For many seasoned evangelicals among the millennial and Zoomer generations, the result—state-of-the-art, high-definition, professional video and audio and music, with smooth transitions and fancy lighting, all frictionless and ready-made for the internet—is simply becoming the norm. It’s what church, or worship, means.

At best, the gospel retains the power to cut through all the noise. At worst, believers receive neither the Lord’s Word nor his body and blood. Instead, they get a cut-rate TED Talk, spiritual but not religious, sandwiched between long sessions of a soft rock concert.

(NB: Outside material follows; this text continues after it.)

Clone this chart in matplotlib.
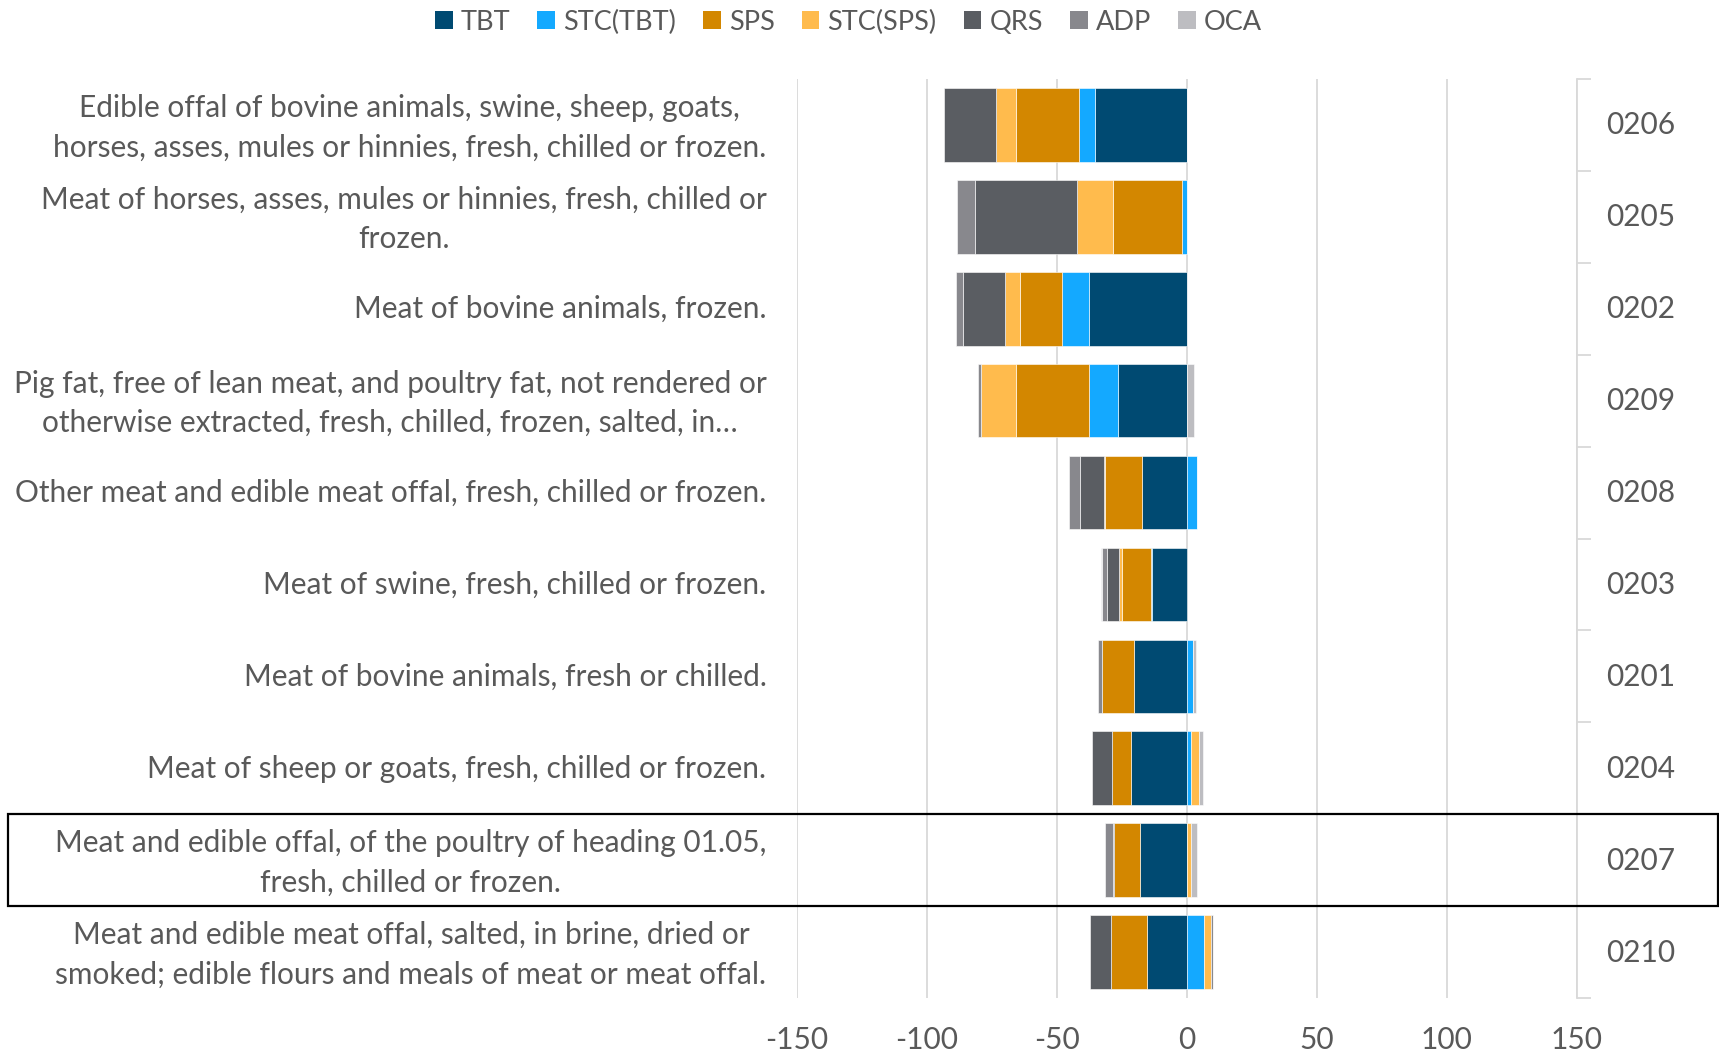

If you think East is being alarmist and blowing this whole thing out of proportion, then I don’t think I know how to help you.

James K. A. Smith:

We are bundles of potentiality, but the possibilities are not infinite. We are thrown into a time and place, thrown into a story that is our history, and these form the horizons of possibility for us…. That is not a limitation as much as a focusing, a gifted specificity. This corner of earth I’ve been given to till. These neighbors I am called to love. These talents I’m exhorted to fan into flame. This neighborhood in which to birth a future.

James K. A. Smith:

What I aspire to is a factor of what I’ve inherited. What I imagine as a possible future—even what I can hear as a “calling”—is a reflection of what my past has made imaginable. Our now is always bequeathed to us.

James K. A. Smith:

A buried past is not dormant. Ignoring the past is not a way to escape it. Indeed, the buried past probably takes more than it gives.

Robert Bolton:

When listening does not encourage disclosures of feeling, we tend to miss the speaker’s personal reaction to the events she is describing—her joy, sorrow, frustration, anger, grief, ambivalence, and so on. Since, as William James put it, “Individuality is found in feeling,” we miss the uniqueness of the other person when we have a low level awareness of the other person’s emotions.

Robert Bolton (I almost took out the exclamation point at the end, but—alas—I’m not Bolton’s editor so I figured I should include it):

One of the primary tasks of a listener is to stay out of the other’s way so the listener can discover how the speaker views his situation. Unfortunately, the average “listener” interrupts and diverts the speaker by asking many questions or making many statements. Researchers tell us that it is not at all uncommon for “listeners” to lead and direct a conversation through the frequent use of questions. It is also common for the “listener” to talk so much that he monopolizes the conversation!